Protesters in Syria are optimistic that they will soon be able to encourage a change to the regime that came to power many years ago, installing Bashar al-Assad as President. They are also hopeful that they can oust the national flag with one that discards the beliefs of the Arab national movements that was adopted then.
The protesters want to see the green, white and black flag fly in Syria that was first used as a model for the nationalist groups in Egypt, Iraq, Syria and Yemen in 1946, when Syria first achieved independence from France.
Mohammad, a protester from the city of Homs, said that because there had been some violent clashes between protesters and government forces of late, the image of the flag that the protesters wanted to see return had been tarnished.

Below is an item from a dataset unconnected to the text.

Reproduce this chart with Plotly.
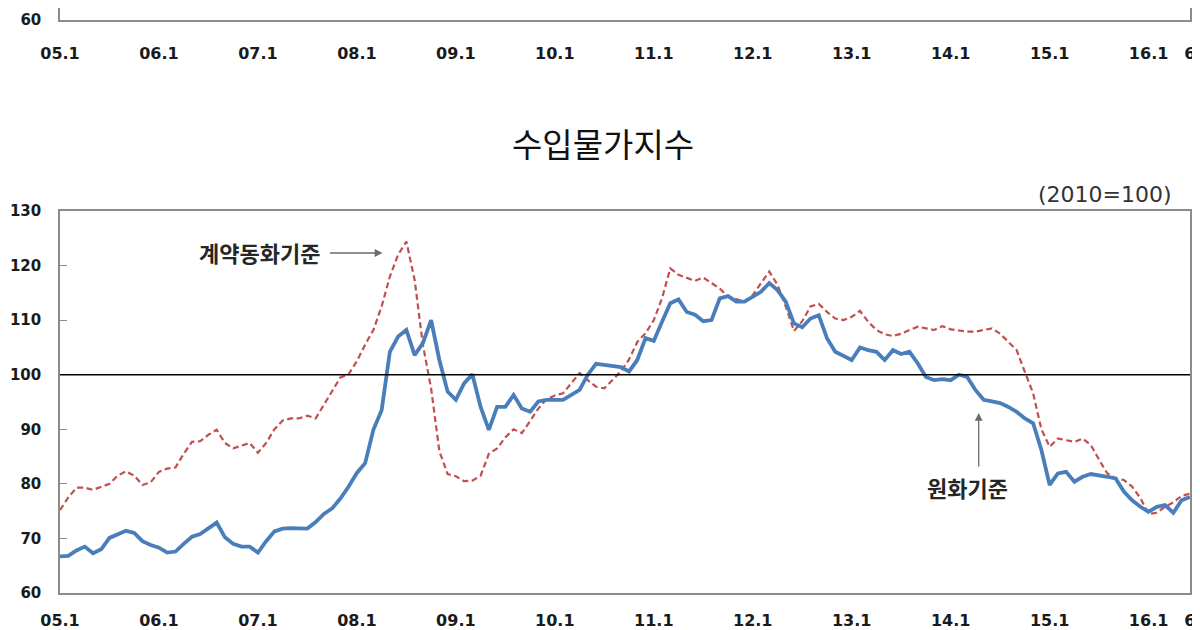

“They used the [red, white and black] Syrian flag on the tanks that killed us,” Mohammad explained. “We don’t feel any attachment to a flag used on tanks that came to occupy our cities. It does not represent us anymore.”
Syrian National Council spokesman, Khaled Kamal, said that the protesters had decided to use the independence flag for the cause they were fighting for over a month ago, and the council said that the independence flag embodied the new period for the country.
“The flag that Bashar’s regime and the army are using now must be different from the ones used by the revolutionaries,” Kamal said. “We are using the old flag because it symbolises independence. It’s a symbol of independence and the end of the Bashar regime.”